TASK REQUIREMENTS:
Print the entries that appear below, exactly as written and without their pictures.

--- START OF GIVEN INFORMATION ---

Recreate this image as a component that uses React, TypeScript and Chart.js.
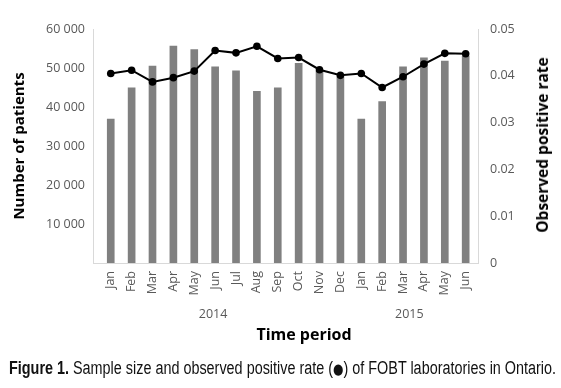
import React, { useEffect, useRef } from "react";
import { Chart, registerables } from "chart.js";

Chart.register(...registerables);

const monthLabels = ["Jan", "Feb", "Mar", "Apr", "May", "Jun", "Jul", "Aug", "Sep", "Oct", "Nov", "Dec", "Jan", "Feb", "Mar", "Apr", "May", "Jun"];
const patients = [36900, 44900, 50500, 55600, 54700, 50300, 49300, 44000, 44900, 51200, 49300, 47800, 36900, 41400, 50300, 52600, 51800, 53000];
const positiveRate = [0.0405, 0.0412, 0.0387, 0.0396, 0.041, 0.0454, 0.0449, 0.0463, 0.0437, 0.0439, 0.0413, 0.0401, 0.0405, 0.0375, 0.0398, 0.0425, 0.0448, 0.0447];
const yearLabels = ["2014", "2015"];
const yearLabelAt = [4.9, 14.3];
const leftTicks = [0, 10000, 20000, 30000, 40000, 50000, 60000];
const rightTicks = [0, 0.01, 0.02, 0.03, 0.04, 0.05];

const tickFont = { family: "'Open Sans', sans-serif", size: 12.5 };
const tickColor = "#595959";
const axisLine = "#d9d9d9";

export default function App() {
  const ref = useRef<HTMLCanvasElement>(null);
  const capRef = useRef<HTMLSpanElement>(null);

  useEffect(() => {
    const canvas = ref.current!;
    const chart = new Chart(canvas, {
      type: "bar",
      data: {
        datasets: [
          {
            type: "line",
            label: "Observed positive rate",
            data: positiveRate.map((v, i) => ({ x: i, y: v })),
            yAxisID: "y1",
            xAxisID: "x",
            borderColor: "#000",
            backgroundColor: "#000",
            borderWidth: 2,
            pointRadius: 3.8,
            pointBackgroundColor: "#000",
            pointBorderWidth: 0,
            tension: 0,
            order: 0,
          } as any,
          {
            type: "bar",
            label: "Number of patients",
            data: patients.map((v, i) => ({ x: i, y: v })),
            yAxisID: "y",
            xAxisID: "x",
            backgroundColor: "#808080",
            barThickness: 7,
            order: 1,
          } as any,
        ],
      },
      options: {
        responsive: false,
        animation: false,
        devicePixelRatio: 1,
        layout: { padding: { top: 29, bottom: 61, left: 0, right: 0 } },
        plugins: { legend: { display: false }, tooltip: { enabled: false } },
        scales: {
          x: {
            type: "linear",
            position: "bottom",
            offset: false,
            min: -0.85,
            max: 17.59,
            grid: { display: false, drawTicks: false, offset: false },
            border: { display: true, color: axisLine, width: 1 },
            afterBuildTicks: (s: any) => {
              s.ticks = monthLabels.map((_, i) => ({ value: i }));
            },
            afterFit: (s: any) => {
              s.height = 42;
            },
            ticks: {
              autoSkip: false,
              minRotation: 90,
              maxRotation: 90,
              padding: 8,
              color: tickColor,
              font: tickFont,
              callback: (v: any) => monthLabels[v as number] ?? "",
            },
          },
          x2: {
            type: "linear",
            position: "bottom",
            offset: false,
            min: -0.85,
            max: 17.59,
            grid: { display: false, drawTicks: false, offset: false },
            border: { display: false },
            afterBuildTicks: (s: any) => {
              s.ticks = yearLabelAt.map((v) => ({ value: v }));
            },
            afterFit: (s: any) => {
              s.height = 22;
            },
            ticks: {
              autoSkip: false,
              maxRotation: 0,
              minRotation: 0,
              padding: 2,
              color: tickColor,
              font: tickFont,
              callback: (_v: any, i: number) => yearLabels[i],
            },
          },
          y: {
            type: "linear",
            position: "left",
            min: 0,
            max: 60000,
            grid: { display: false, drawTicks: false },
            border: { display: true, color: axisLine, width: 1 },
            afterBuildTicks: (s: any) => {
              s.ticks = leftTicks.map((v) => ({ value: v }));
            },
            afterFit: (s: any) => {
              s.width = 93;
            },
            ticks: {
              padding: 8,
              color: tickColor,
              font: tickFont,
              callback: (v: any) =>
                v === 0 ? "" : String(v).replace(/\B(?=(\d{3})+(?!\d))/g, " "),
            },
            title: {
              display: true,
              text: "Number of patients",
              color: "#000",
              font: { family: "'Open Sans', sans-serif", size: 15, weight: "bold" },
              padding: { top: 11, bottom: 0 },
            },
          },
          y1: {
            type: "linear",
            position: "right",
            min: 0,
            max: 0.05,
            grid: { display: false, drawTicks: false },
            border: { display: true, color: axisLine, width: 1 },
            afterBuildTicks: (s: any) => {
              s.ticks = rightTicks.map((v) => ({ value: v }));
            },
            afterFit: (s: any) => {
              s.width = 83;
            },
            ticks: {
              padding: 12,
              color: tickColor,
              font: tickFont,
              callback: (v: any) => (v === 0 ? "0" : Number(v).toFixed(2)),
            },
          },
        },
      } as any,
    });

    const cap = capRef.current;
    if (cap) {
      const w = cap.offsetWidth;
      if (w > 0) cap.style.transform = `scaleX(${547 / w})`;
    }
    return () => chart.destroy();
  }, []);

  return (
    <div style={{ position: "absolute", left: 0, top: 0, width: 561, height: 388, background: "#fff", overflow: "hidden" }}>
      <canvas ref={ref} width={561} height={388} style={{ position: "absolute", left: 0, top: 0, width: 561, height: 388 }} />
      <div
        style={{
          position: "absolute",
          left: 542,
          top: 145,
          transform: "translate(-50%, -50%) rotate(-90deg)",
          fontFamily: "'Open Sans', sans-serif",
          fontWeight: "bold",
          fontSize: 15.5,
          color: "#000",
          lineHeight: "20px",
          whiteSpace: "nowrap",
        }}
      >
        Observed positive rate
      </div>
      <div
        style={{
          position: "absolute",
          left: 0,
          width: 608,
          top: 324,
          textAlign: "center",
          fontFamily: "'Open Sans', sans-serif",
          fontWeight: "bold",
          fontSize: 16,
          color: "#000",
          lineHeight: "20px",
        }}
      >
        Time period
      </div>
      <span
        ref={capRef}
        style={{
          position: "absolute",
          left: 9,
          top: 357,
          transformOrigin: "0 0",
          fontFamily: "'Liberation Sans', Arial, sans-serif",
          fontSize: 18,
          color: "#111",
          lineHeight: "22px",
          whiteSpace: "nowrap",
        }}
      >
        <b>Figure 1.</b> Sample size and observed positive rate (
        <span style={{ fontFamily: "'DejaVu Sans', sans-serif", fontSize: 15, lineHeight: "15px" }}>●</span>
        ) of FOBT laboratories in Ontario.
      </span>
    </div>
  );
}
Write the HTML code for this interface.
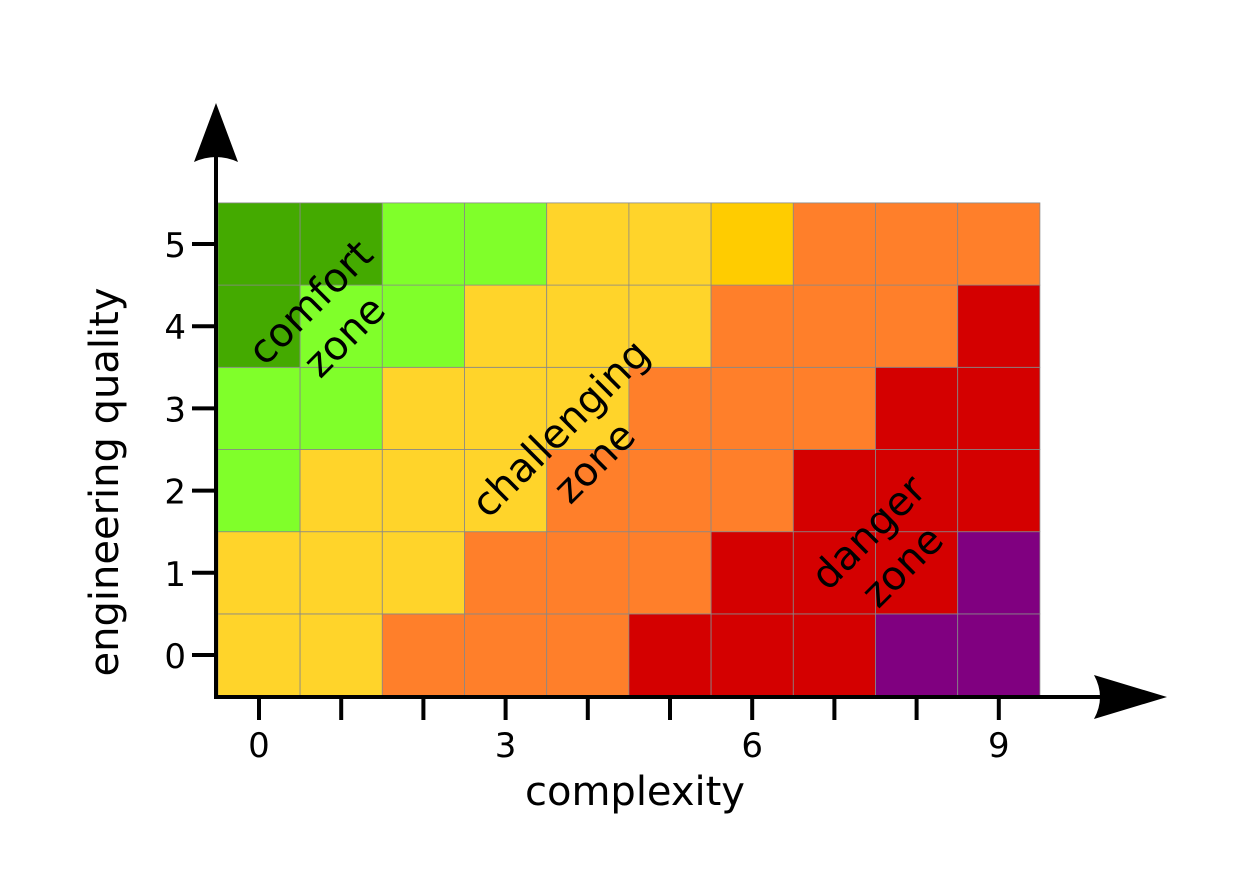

--- END OF GIVEN INFORMATION ---

RESULT OF THE EXERCISE:
Recreate this image as a component that uses React, TypeScript and Chart.js.
import React, { useEffect, useRef } from "react";
import { Chart, registerables } from "chart.js";

Chart.register(...registerables);

const monthLabels = ["Jan", "Feb", "Mar", "Apr", "May", "Jun", "Jul", "Aug", "Sep", "Oct", "Nov", "Dec", "Jan", "Feb", "Mar", "Apr", "May", "Jun"];
const patients = [36900, 44900, 50500, 55600, 54700, 50300, 49300, 44000, 44900, 51200, 49300, 47800, 36900, 41400, 50300, 52600, 51800, 53000];
const positiveRate = [0.0405, 0.0412, 0.0387, 0.0396, 0.041, 0.0454, 0.0449, 0.0463, 0.0437, 0.0439, 0.0413, 0.0401, 0.0405, 0.0375, 0.0398, 0.0425, 0.0448, 0.0447];
const yearLabels = ["2014", "2015"];
const yearLabelAt = [4.9, 14.3];
const leftTicks = [0, 10000, 20000, 30000, 40000, 50000, 60000];
const rightTicks = [0, 0.01, 0.02, 0.03, 0.04, 0.05];

const tickFont = { family: "'Open Sans', sans-serif", size: 12.5 };
const tickColor = "#595959";
const axisLine = "#d9d9d9";

export default function App() {
  const ref = useRef<HTMLCanvasElement>(null);
  const capRef = useRef<HTMLSpanElement>(null);

  useEffect(() => {
    const canvas = ref.current!;
    const chart = new Chart(canvas, {
      type: "bar",
      data: {
        datasets: [
          {
            type: "line",
            label: "Observed positive rate",
            data: positiveRate.map((v, i) => ({ x: i, y: v })),
            yAxisID: "y1",
            xAxisID: "x",
            borderColor: "#000",
            backgroundColor: "#000",
            borderWidth: 2,
            pointRadius: 3.8,
            pointBackgroundColor: "#000",
            pointBorderWidth: 0,
            tension: 0,
            order: 0,
          } as any,
          {
            type: "bar",
            label: "Number of patients",
            data: patients.map((v, i) => ({ x: i, y: v })),
            yAxisID: "y",
            xAxisID: "x",
            backgroundColor: "#808080",
            barThickness: 7,
            order: 1,
          } as any,
        ],
      },
      options: {
        responsive: false,
        animation: false,
        devicePixelRatio: 1,
        layout: { padding: { top: 29, bottom: 61, left: 0, right: 0 } },
        plugins: { legend: { display: false }, tooltip: { enabled: false } },
        scales: {
          x: {
            type: "linear",
            position: "bottom",
            offset: false,
            min: -0.85,
            max: 17.59,
            grid: { display: false, drawTicks: false, offset: false },
            border: { display: true, color: axisLine, width: 1 },
            afterBuildTicks: (s: any) => {
              s.ticks = monthLabels.map((_, i) => ({ value: i }));
            },
            afterFit: (s: any) => {
              s.height = 42;
            },
            ticks: {
              autoSkip: false,
              minRotation: 90,
              maxRotation: 90,
              padding: 8,
              color: tickColor,
              font: tickFont,
              callback: (v: any) => monthLabels[v as number] ?? "",
            },
          },
          x2: {
            type: "linear",
            position: "bottom",
            offset: false,
            min: -0.85,
            max: 17.59,
            grid: { display: false, drawTicks: false, offset: false },
            border: { display: false },
            afterBuildTicks: (s: any) => {
              s.ticks = yearLabelAt.map((v) => ({ value: v }));
            },
            afterFit: (s: any) => {
              s.height = 22;
            },
            ticks: {
              autoSkip: false,
              maxRotation: 0,
              minRotation: 0,
              padding: 2,
              color: tickColor,
              font: tickFont,
              callback: (_v: any, i: number) => yearLabels[i],
            },
          },
          y: {
            type: "linear",
            position: "left",
            min: 0,
            max: 60000,
            grid: { display: false, drawTicks: false },
            border: { display: true, color: axisLine, width: 1 },
            afterBuildTicks: (s: any) => {
              s.ticks = leftTicks.map((v) => ({ value: v }));
            },
            afterFit: (s: any) => {
              s.width = 93;
            },
            ticks: {
              padding: 8,
              color: tickColor,
              font: tickFont,
              callback: (v: any) =>
                v === 0 ? "" : String(v).replace(/\B(?=(\d{3})+(?!\d))/g, " "),
            },
            title: {
              display: true,
              text: "Number of patients",
              color: "#000",
              font: { family: "'Open Sans', sans-serif", size: 15, weight: "bold" },
              padding: { top: 11, bottom: 0 },
            },
          },
          y1: {
            type: "linear",
            position: "right",
            min: 0,
            max: 0.05,
            grid: { display: false, drawTicks: false },
            border: { display: true, color: axisLine, width: 1 },
            afterBuildTicks: (s: any) => {
              s.ticks = rightTicks.map((v) => ({ value: v }));
            },
            afterFit: (s: any) => {
              s.width = 83;
            },
            ticks: {
              padding: 12,
              color: tickColor,
              font: tickFont,
              callback: (v: any) => (v === 0 ? "0" : Number(v).toFixed(2)),
            },
          },
        },
      } as any,
    });

    const cap = capRef.current;
    if (cap) {
      const w = cap.offsetWidth;
      if (w > 0) cap.style.transform = `scaleX(${547 / w})`;
    }
    return () => chart.destroy();
  }, []);

  return (
    <div style={{ position: "absolute", left: 0, top: 0, width: 561, height: 388, background: "#fff", overflow: "hidden" }}>
      <canvas ref={ref} width={561} height={388} style={{ position: "absolute", left: 0, top: 0, width: 561, height: 388 }} />
      <div
        style={{
          position: "absolute",
          left: 542,
          top: 145,
          transform: "translate(-50%, -50%) rotate(-90deg)",
          fontFamily: "'Open Sans', sans-serif",
          fontWeight: "bold",
          fontSize: 15.5,
          color: "#000",
          lineHeight: "20px",
          whiteSpace: "nowrap",
        }}
      >
        Observed positive rate
      </div>
      <div
        style={{
          position: "absolute",
          left: 0,
          width: 608,
          top: 324,
          textAlign: "center",
          fontFamily: "'Open Sans', sans-serif",
          fontWeight: "bold",
          fontSize: 16,
          color: "#000",
          lineHeight: "20px",
        }}
      >
        Time period
      </div>
      <span
        ref={capRef}
        style={{
          position: "absolute",
          left: 9,
          top: 357,
          transformOrigin: "0 0",
          fontFamily: "'Liberation Sans', Arial, sans-serif",
          fontSize: 18,
          color: "#111",
          lineHeight: "22px",
          whiteSpace: "nowrap",
        }}
      >
        <b>Figure 1.</b> Sample size and observed positive rate (
        <span style={{ fontFamily: "'DejaVu Sans', sans-serif", fontSize: 15, lineHeight: "15px" }}>●</span>
        ) of FOBT laboratories in Ontario.
      </span>
    </div>
  );
}
Write the HTML code for this interface.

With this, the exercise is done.